La pensée unique mine les hautes instances
19 juin 2020
Dominique Lemoine
Pour faire belle figure sans perdre le contrôle, des conseils d’administration engagent des femmes et des personnes de minorités visibles dont le point de vue et les opinions sont conformes aux attentes des cercles habituels, tandis que d’autres organisations se trouvent des moyens technologiques pour filtrer les questions des parties intéressées aux assemblées annuelles virtuelles des actionnaires.
Un texte écrit par le chef de l’exploitation et avocat général d’un cabinet-conseil en placement à long terme, et publié par le Harvard Business Review (HBR), met en doute la véritable diversité des manières de penser et d’agir aux conseils d’administration (CA), malgré la lente augmentation des nombres de femmes et de personnes de minorités visibles qui y siègent.

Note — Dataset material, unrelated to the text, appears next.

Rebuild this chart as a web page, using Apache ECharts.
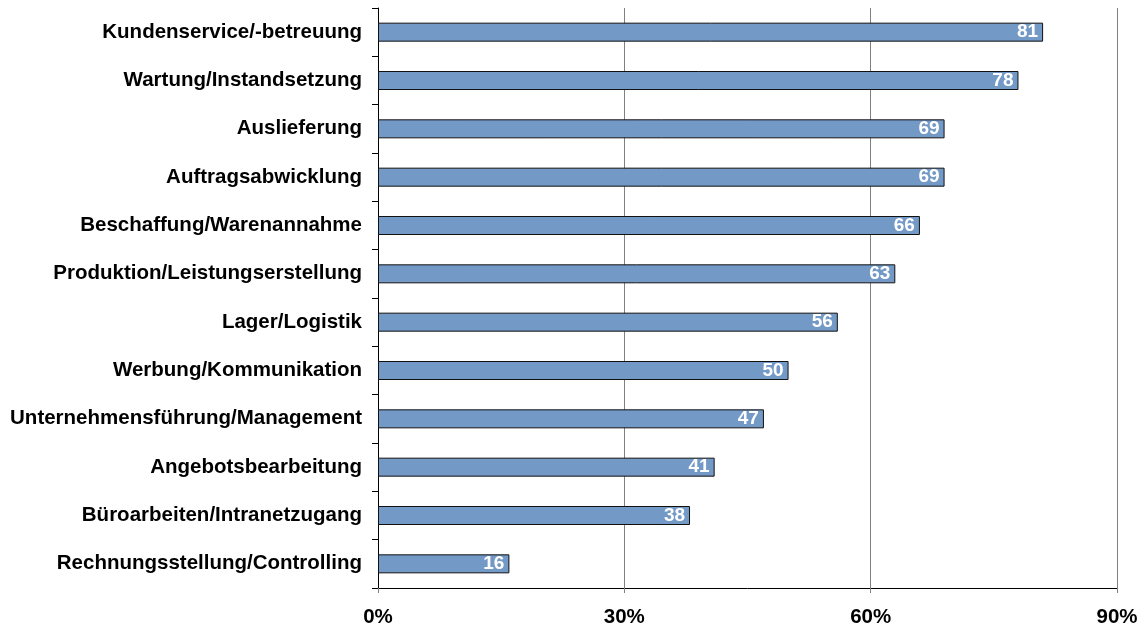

À son avis, la performance des organisations peut bénéficier à long terme d’une plus grande diversité démographique et cognitive aux instances décisionnelles, à condition que leur culture d’entreprise valorise l’expression et tienne compte véritablement des points de vue de leur diversité sur papier.
« Vous pouvez avoir toute le diversité du monde, mais ça ne change rien si vous n’avez pas la bonne culture », affirme une administratrice interviewée dans le cadre de l’étude rapportée.
Selon un texte publié par le Financial Times (FT), des dirigeants qui se fonts champions de la diversité et de l’inclusion sont désormais sous pression pour passer de la parole aux actes et corriger l’homogénéité des équipes qu’ils rassemblent autour d’eux.
« Les conseils divers évitent les dangers de la pensée de groupe en rassemblant un plus large éventail de réseaux et d’expérience, ainsi qu’en aidant les entreprises à mieux comprendre leurs clients », et « les équipes diverses stimulent l'innovation et performent mieux », selon la présidente du Center for Talent Innovation, dont les propos sont rapportés par FT.
Tentations de réduire au silence la dissidence
La pensée de groupe pourrait aussi être favorisée par les technologies et les procédures des assemblées annuelles virtuelles des actionnaires, selon un autre texte publié par FT.
« Des doutes existent au sujet de la possibilité de remettre en question la direction selon ces procédures et que des questions difficiles peut y être aseptisées. Même si des questions peuvent être posées en direct, il n’est pas évident que les actionnaires peuvent s’assurer que des enjeux difficiles ne sont pas ignorés. Les systèmes de gestion des questions commercialisés par des tiers et utilisés par les entreprises pourraient aussi favoriser les questions les plus faciles », peut-on y lire.
De plus, selon un observateur de l’intérieur des assemblées virtuelles 2020, « poser des questions était facile, obtenir des réponses ne l’était pas ».
À son avis, les problèmes liés à la soumission des questions à l’écran, avant ou pendant l’assemblée, étaient que vous n’aviez aucune idée si vous alliez obtenir une réponse à votre question à l’assemblée ou à un quelconque autre moment, et que vous ne pouviez pas lire ou écouter aucune des autres questions posées.
Bref, imposer une culture d’entreprise qui uniformise le comportement de l’ensemble des parties intéressées à une organisation peut entrer en contradiction avec tenir compte de la richesse des points de vue et des expériences de l’ensemble de ces parties intéressées, donc nuire à la durabilité des rendements et à la survie de l’organisation.